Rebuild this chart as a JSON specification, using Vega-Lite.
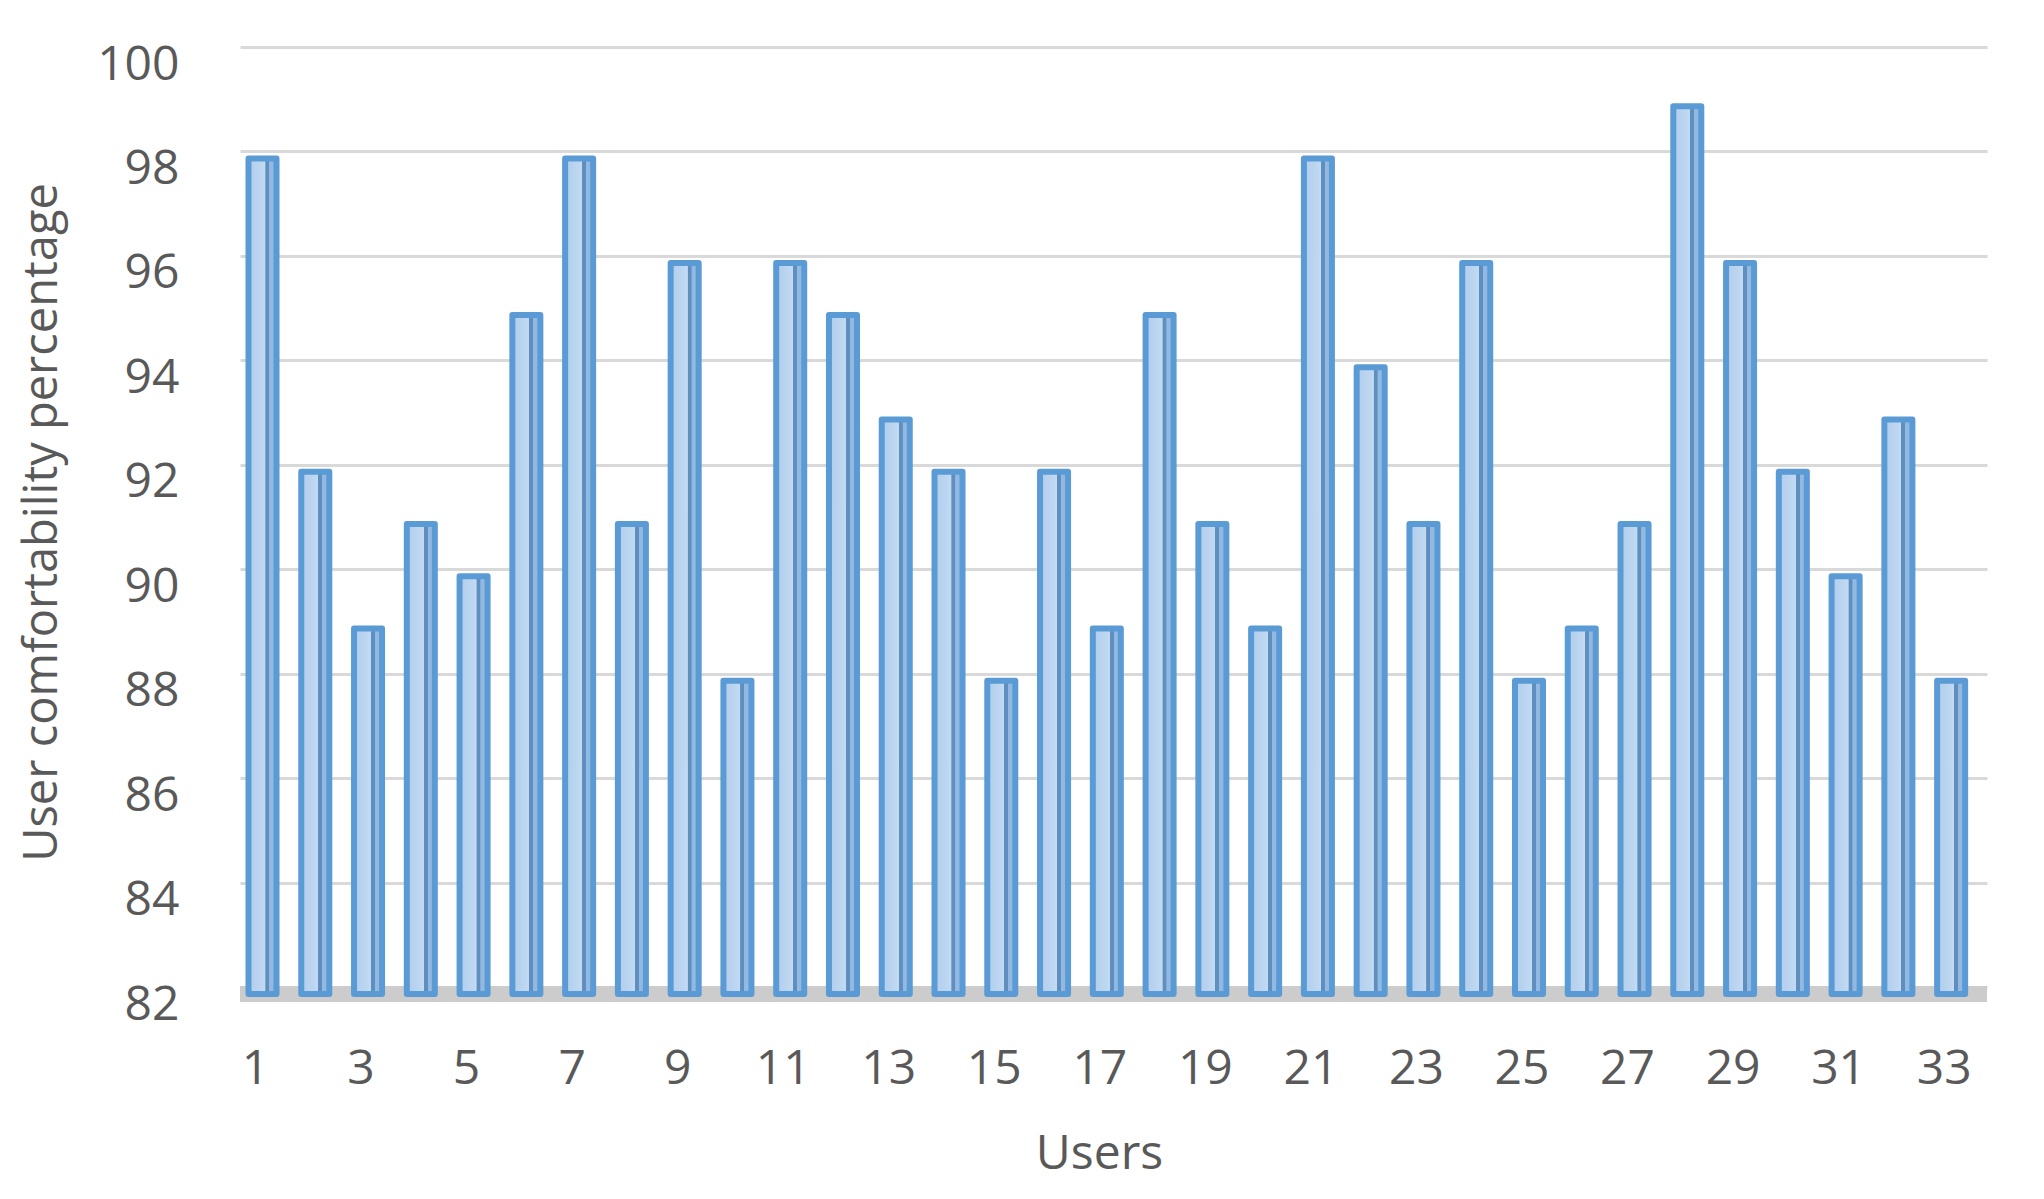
{
  "$schema": "https://vega.github.io/schema/vega-lite/v6.json",
  "width": 1747,
  "height": 940,
  "autosize": {"type": "none"},
  "padding": {"left": 240, "top": 47, "right": 57, "bottom": 212},
  "background": "white",
  "config": {"view": {"stroke": null}, "font": "Open Sans"},
  "data": {"values": [
    {"user": 1, "value": 98}, {"user": 2, "value": 92}, {"user": 3, "value": 89},
    {"user": 4, "value": 91}, {"user": 5, "value": 90}, {"user": 6, "value": 95},
    {"user": 7, "value": 98}, {"user": 8, "value": 91}, {"user": 9, "value": 96},
    {"user": 10, "value": 88}, {"user": 11, "value": 96}, {"user": 12, "value": 95},
    {"user": 13, "value": 93}, {"user": 14, "value": 92}, {"user": 15, "value": 88},
    {"user": 16, "value": 92}, {"user": 17, "value": 89}, {"user": 18, "value": 95},
    {"user": 19, "value": 91}, {"user": 20, "value": 89}, {"user": 21, "value": 98},
    {"user": 22, "value": 94}, {"user": 23, "value": 91}, {"user": 24, "value": 96},
    {"user": 25, "value": 88}, {"user": 26, "value": 89}, {"user": 27, "value": 91},
    {"user": 28, "value": 99}, {"user": 29, "value": 96}, {"user": 30, "value": 92},
    {"user": 31, "value": 90}, {"user": 32, "value": 93}, {"user": 33, "value": 88}
  ]},
  "layer": [
    {
      "mark": {"type": "rule", "color": "#cccccc", "strokeWidth": 16, "yOffset": 7},
      "encoding": {
        "y": {"datum": 82, "type": "quantitative"}
      }
    },
    {
      "mark": {
        "type": "bar",
        "yOffset": 7,
        "y2Offset": 7,
        "stroke": "#5b9bd5",
        "strokeWidth": 6,
        "strokeJoin": "round",
        "fill": {
          "gradient": "linear", "x1": 0, "x2": 1, "y1": 0, "y2": 0,
          "stops": [
            {"offset": 0, "color": "#b0cdec"},
            {"offset": 0.6, "color": "#c2daf2"},
            {"offset": 0.61, "color": "#5f8fbf"},
            {"offset": 0.74, "color": "#5f8fbf"},
            {"offset": 0.75, "color": "#93b9e2"},
            {"offset": 1, "color": "#93b9e2"}
          ]
        }
      },
      "encoding": {
        "x": {
          "field": "user",
          "type": "ordinal",
          "scale": {"paddingInner": 0.469, "paddingOuter": 0.2875, "align": 0.28},
          "axis": {
            "values": [1, 3, 5, 7, 9, 11, 13, 15, 17, 19, 21, 23, 25, 27, 29, 31, 33],
            "labelAngle": 0,
            "labelFontSize": 48,
            "labelColor": "#595959",
            "labelBaseline": "middle",
            "labelPadding": 82,
            "labelOffset": -7,
            "ticks": false,
            "tickSize": 0,
            "domain": false,
            "grid": false,
            "title": "Users",
            "titleFontSize": 48,
            "titleFontWeight": "normal",
            "titleColor": "#595959",
            "titleX": 859,
            "titleY": 167,
            "titleBaseline": "middle"
          }
        },
        "y": {
          "field": "value",
          "type": "quantitative",
          "scale": {"domain": [82, 100], "zero": false, "nice": false},
          "axis": {
            "values": [82, 84, 86, 88, 90, 92, 94, 96, 98, 100],
            "labelFontSize": 48,
            "labelColor": "#595959",
            "labelBaseline": "middle",
            "labelOffset": 18,
            "labelPadding": 61,
            "ticks": false,
            "tickSize": 0,
            "domain": false,
            "grid": true,
            "gridColor": "#d9d9d9",
            "gridWidth": 3,
            "title": "User comfortability percentage",
            "titleFontSize": 47,
            "titleFontWeight": "normal",
            "titleColor": "#595959",
            "titleX": -198,
            "titleY": 475,
            "titleAlign": "center",
            "titleBaseline": "middle",
            "titleAngle": -90
          }
        },
        "y2": {"datum": 82}
      }
    }
  ]
}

---*---

* _EXERCISE INSTRUCTIONS_: Transcribe the preceding listing in its entirety and with exact wording, leaving out pictures.

* _ANSWER TO THE EXERCISE_:
Rebuild this chart as a JSON specification, using Vega-Lite.
{
  "$schema": "https://vega.github.io/schema/vega-lite/v6.json",
  "width": 1747,
  "height": 940,
  "autosize": {"type": "none"},
  "padding": {"left": 240, "top": 47, "right": 57, "bottom": 212},
  "background": "white",
  "config": {"view": {"stroke": null}, "font": "Open Sans"},
  "data": {"values": [
    {"user": 1, "value": 98}, {"user": 2, "value": 92}, {"user": 3, "value": 89},
    {"user": 4, "value": 91}, {"user": 5, "value": 90}, {"user": 6, "value": 95},
    {"user": 7, "value": 98}, {"user": 8, "value": 91}, {"user": 9, "value": 96},
    {"user": 10, "value": 88}, {"user": 11, "value": 96}, {"user": 12, "value": 95},
    {"user": 13, "value": 93}, {"user": 14, "value": 92}, {"user": 15, "value": 88},
    {"user": 16, "value": 92}, {"user": 17, "value": 89}, {"user": 18, "value": 95},
    {"user": 19, "value": 91}, {"user": 20, "value": 89}, {"user": 21, "value": 98},
    {"user": 22, "value": 94}, {"user": 23, "value": 91}, {"user": 24, "value": 96},
    {"user": 25, "value": 88}, {"user": 26, "value": 89}, {"user": 27, "value": 91},
    {"user": 28, "value": 99}, {"user": 29, "value": 96}, {"user": 30, "value": 92},
    {"user": 31, "value": 90}, {"user": 32, "value": 93}, {"user": 33, "value": 88}
  ]},
  "layer": [
    {
      "mark": {"type": "rule", "color": "#cccccc", "strokeWidth": 16, "yOffset": 7},
      "encoding": {
        "y": {"datum": 82, "type": "quantitative"}
      }
    },
    {
      "mark": {
        "type": "bar",
        "yOffset": 7,
        "y2Offset": 7,
        "stroke": "#5b9bd5",
        "strokeWidth": 6,
        "strokeJoin": "round",
        "fill": {
          "gradient": "linear", "x1": 0, "x2": 1, "y1": 0, "y2": 0,
          "stops": [
            {"offset": 0, "color": "#b0cdec"},
            {"offset": 0.6, "color": "#c2daf2"},
            {"offset": 0.61, "color": "#5f8fbf"},
            {"offset": 0.74, "color": "#5f8fbf"},
            {"offset": 0.75, "color": "#93b9e2"},
            {"offset": 1, "color": "#93b9e2"}
          ]
        }
      },
      "encoding": {
        "x": {
          "field": "user",
          "type": "ordinal",
          "scale": {"paddingInner": 0.469, "paddingOuter": 0.2875, "align": 0.28},
          "axis": {
            "values": [1, 3, 5, 7, 9, 11, 13, 15, 17, 19, 21, 23, 25, 27, 29, 31, 33],
            "labelAngle": 0,
            "labelFontSize": 48,
            "labelColor": "#595959",
            "labelBaseline": "middle",
            "labelPadding": 82,
            "labelOffset": -7,
            "ticks": false,
            "tickSize": 0,
            "domain": false,
            "grid": false,
            "title": "Users",
            "titleFontSize": 48,
            "titleFontWeight": "normal",
            "titleColor": "#595959",
            "titleX": 859,
            "titleY": 167,
            "titleBaseline": "middle"
          }
        },
        "y": {
          "field": "value",
          "type": "quantitative",
          "scale": {"domain": [82, 100], "zero": false, "nice": false},
          "axis": {
            "values": [82, 84, 86, 88, 90, 92, 94, 96, 98, 100],
            "labelFontSize": 48,
            "labelColor": "#595959",
            "labelBaseline": "middle",
            "labelOffset": 18,
            "labelPadding": 61,
            "ticks": false,
            "tickSize": 0,
            "domain": false,
            "grid": true,
            "gridColor": "#d9d9d9",
            "gridWidth": 3,
            "title": "User comfortability percentage",
            "titleFontSize": 47,
            "titleFontWeight": "normal",
            "titleColor": "#595959",
            "titleX": -198,
            "titleY": 475,
            "titleAlign": "center",
            "titleBaseline": "middle",
            "titleAngle": -90
          }
        },
        "y2": {"datum": 82}
      }
    }
  ]
}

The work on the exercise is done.